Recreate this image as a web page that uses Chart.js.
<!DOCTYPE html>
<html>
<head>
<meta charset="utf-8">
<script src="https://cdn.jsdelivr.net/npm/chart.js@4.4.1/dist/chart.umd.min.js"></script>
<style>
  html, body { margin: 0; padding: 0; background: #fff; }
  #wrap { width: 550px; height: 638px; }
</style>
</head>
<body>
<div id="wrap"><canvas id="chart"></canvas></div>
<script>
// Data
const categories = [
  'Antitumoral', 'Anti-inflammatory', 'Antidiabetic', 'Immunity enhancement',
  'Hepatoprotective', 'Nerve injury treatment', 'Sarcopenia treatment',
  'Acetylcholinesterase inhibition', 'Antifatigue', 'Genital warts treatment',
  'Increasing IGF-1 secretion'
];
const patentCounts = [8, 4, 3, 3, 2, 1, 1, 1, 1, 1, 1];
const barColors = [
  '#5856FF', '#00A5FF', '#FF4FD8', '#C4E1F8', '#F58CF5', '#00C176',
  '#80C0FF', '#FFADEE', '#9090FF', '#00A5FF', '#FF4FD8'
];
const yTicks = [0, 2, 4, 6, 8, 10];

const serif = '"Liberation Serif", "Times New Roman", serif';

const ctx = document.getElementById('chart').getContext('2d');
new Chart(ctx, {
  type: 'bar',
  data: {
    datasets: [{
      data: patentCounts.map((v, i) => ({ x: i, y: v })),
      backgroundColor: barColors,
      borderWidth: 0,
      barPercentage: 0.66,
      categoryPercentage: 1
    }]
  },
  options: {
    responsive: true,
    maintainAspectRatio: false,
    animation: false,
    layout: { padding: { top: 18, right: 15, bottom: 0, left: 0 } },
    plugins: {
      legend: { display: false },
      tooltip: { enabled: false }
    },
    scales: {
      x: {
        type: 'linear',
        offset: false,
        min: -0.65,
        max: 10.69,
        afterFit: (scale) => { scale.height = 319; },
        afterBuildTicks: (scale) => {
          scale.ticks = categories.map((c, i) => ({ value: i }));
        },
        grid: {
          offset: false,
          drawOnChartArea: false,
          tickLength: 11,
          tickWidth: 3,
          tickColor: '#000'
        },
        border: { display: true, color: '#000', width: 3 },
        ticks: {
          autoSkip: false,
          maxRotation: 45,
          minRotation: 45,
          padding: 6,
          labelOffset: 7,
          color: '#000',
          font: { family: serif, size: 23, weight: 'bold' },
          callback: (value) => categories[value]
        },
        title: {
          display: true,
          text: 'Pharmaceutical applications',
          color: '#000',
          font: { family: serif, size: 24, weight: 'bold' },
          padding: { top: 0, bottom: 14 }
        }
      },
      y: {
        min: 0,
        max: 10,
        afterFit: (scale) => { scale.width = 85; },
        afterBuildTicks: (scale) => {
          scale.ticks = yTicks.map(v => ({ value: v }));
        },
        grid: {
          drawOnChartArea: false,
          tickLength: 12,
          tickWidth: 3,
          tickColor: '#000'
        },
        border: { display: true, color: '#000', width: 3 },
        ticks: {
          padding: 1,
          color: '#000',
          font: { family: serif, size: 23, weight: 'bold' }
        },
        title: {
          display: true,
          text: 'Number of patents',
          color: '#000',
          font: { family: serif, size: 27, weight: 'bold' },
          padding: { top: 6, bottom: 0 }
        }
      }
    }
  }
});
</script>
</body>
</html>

• [Problem to work on]:
Each line of the material should be echoed exactly.

• [Full solution]:
Recreate this image as a web page that uses Chart.js.
<!DOCTYPE html>
<html>
<head>
<meta charset="utf-8">
<script src="https://cdn.jsdelivr.net/npm/chart.js@4.4.1/dist/chart.umd.min.js"></script>
<style>
  html, body { margin: 0; padding: 0; background: #fff; }
  #wrap { width: 550px; height: 638px; }
</style>
</head>
<body>
<div id="wrap"><canvas id="chart"></canvas></div>
<script>
// Data
const categories = [
  'Antitumoral', 'Anti-inflammatory', 'Antidiabetic', 'Immunity enhancement',
  'Hepatoprotective', 'Nerve injury treatment', 'Sarcopenia treatment',
  'Acetylcholinesterase inhibition', 'Antifatigue', 'Genital warts treatment',
  'Increasing IGF-1 secretion'
];
const patentCounts = [8, 4, 3, 3, 2, 1, 1, 1, 1, 1, 1];
const barColors = [
  '#5856FF', '#00A5FF', '#FF4FD8', '#C4E1F8', '#F58CF5', '#00C176',
  '#80C0FF', '#FFADEE', '#9090FF', '#00A5FF', '#FF4FD8'
];
const yTicks = [0, 2, 4, 6, 8, 10];

const serif = '"Liberation Serif", "Times New Roman", serif';

const ctx = document.getElementById('chart').getContext('2d');
new Chart(ctx, {
  type: 'bar',
  data: {
    datasets: [{
      data: patentCounts.map((v, i) => ({ x: i, y: v })),
      backgroundColor: barColors,
      borderWidth: 0,
      barPercentage: 0.66,
      categoryPercentage: 1
    }]
  },
  options: {
    responsive: true,
    maintainAspectRatio: false,
    animation: false,
    layout: { padding: { top: 18, right: 15, bottom: 0, left: 0 } },
    plugins: {
      legend: { display: false },
      tooltip: { enabled: false }
    },
    scales: {
      x: {
        type: 'linear',
        offset: false,
        min: -0.65,
        max: 10.69,
        afterFit: (scale) => { scale.height = 319; },
        afterBuildTicks: (scale) => {
          scale.ticks = categories.map((c, i) => ({ value: i }));
        },
        grid: {
          offset: false,
          drawOnChartArea: false,
          tickLength: 11,
          tickWidth: 3,
          tickColor: '#000'
        },
        border: { display: true, color: '#000', width: 3 },
        ticks: {
          autoSkip: false,
          maxRotation: 45,
          minRotation: 45,
          padding: 6,
          labelOffset: 7,
          color: '#000',
          font: { family: serif, size: 23, weight: 'bold' },
          callback: (value) => categories[value]
        },
        title: {
          display: true,
          text: 'Pharmaceutical applications',
          color: '#000',
          font: { family: serif, size: 24, weight: 'bold' },
          padding: { top: 0, bottom: 14 }
        }
      },
      y: {
        min: 0,
        max: 10,
        afterFit: (scale) => { scale.width = 85; },
        afterBuildTicks: (scale) => {
          scale.ticks = yTicks.map(v => ({ value: v }));
        },
        grid: {
          drawOnChartArea: false,
          tickLength: 12,
          tickWidth: 3,
          tickColor: '#000'
        },
        border: { display: true, color: '#000', width: 3 },
        ticks: {
          padding: 1,
          color: '#000',
          font: { family: serif, size: 23, weight: 'bold' }
        },
        title: {
          display: true,
          text: 'Number of patents',
          color: '#000',
          font: { family: serif, size: 27, weight: 'bold' },
          padding: { top: 6, bottom: 0 }
        }
      }
    }
  }
});
</script>
</body>
</html>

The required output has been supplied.